Dès sa conception, la nouvelle gamme Star Wars de Fantasy Flight Game (traduite en France par Edge Entertainment) prévoyait une déclinaison en trois sous-gammes différente – chacune consacrée à un angle de jeu particulier.
Premier opus de cette trilogie de jeux, Aux Confins de l’Empire permettait de jouer des contrebandiers et des chasseurs de prime dans la Bordure extérieure et les divers bas-fonds de la galaxie. Ambiance western noir pour l’optique sans doute la plus originale et un jeu bourré de qualité, offrant son premier succès critique et commercial à la nouvelle exploitation de Star Wars en jeu de rôle. À l’autre bout du spectre, le dernier livre de base devrait sortir sous peu et s’intitulera Force et Destinée : il traitera des adeptes de la Force – Jedi, Sith et autres – et fera la part belle aux pouvoirs mystiques et aux sabrelasers !
Entre les deux, on trouve donc l’Ère de la Rébellion : le segment qui s’intéresse à ce qui est pour beaucoup de fans de longue date la quintessence même de Star Wars – la guerre opposant l’Empire à l’Alliance rebelle ! L’ouvrage se place donc dans une continuité classique : ici, on joue des rebelles (pas forcément de l’Alliance, d’ailleurs : il existe de nombreux autres groupuscules qui luttent contre l’Empire) qui affrontent un ennemi ô combien plus puissant qu’eux. Missions d’espionnage ou de sabotage, assassinats ciblés et attentats, batailles désespérées opposant des X-Wings à des Destroyers impériaux, guérilla menée sur diverses planètes sont ainsi les ingrédients des aventures que l’Ère de la Rébellion permet de jouer – en accord avec l’esprit de la trilogie originelle et de nombreuses œuvres du défunt univers étendu.
Mécano
Le système de l’Ère de la Rébellion est à quelques détails près le même que celui d’Aux Confins de l’Empire. Il repose sur l’utilisation de dés particuliers ornés de symboles, qui se répartissent en dés positifs (dés d’aptitude, dés de maîtrise et dés de fortune) et dés négatifs (dés de difficultés, dés de défi et dés d’infortune) : les positifs affichent des symboles de réussite, d’avantage et de triomphe tandis que les dés négatifs s’ornent de symboles d’échec, de menace et de désastre. Inutile de prendre peur : quelques jets suffisent largement pour assimiler cette mécanique – qui est fluide et propice à la narration – et au bout d’une partie, c’est comme si on l’avait toujours utilisée tant elle finit par devenir naturelle.

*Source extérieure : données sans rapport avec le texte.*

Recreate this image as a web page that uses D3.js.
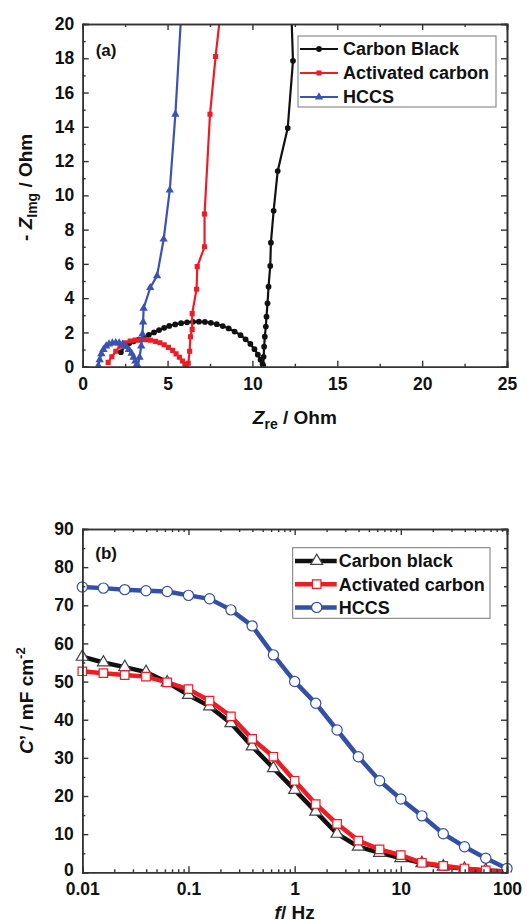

Lorsqu’il tente une action, le joueur rassemble les dés positifs que ses attributs lui octroient : Caractéristiques et Compétences octroient des dés d’aptitude et de maîtrise tandis que les dés de fortune dépendent de conditions externes (position avantageuse, bonne préparation de l’action, utilisation d’outils adéquats, etc.). À cette poignée, le meneur de jeu ajoute alors les dés de difficulté et les dés de défi qui dépendent de la complexité de la tâche, ainsi que les dés d’infortune symbolisant des éléments défavorables (obscurité, mauvaise ligne de tir, matériel inadapté…). Une fois le jet effectué, les symboles s’éliminent les uns les autres (succès / échec ; avantage / menace ; etc.) et il suffit de compter ce qui reste au final : un seul succès permet à l’action de réussir, en obtenir plus augmente le résultat tandis que les avantages permettent de déclencher des effets secondaires intéressants (perdre du stress, gagner un dé de fortune sur un prochain jet, infliger une blessure critique, gagner du temps…). À l’inverse, si un échec subsiste : l’action rate et les désavantages apportent leur lot de contreparties funestes (une arme s’enraie, une alarme se déclenche, on perd une action…).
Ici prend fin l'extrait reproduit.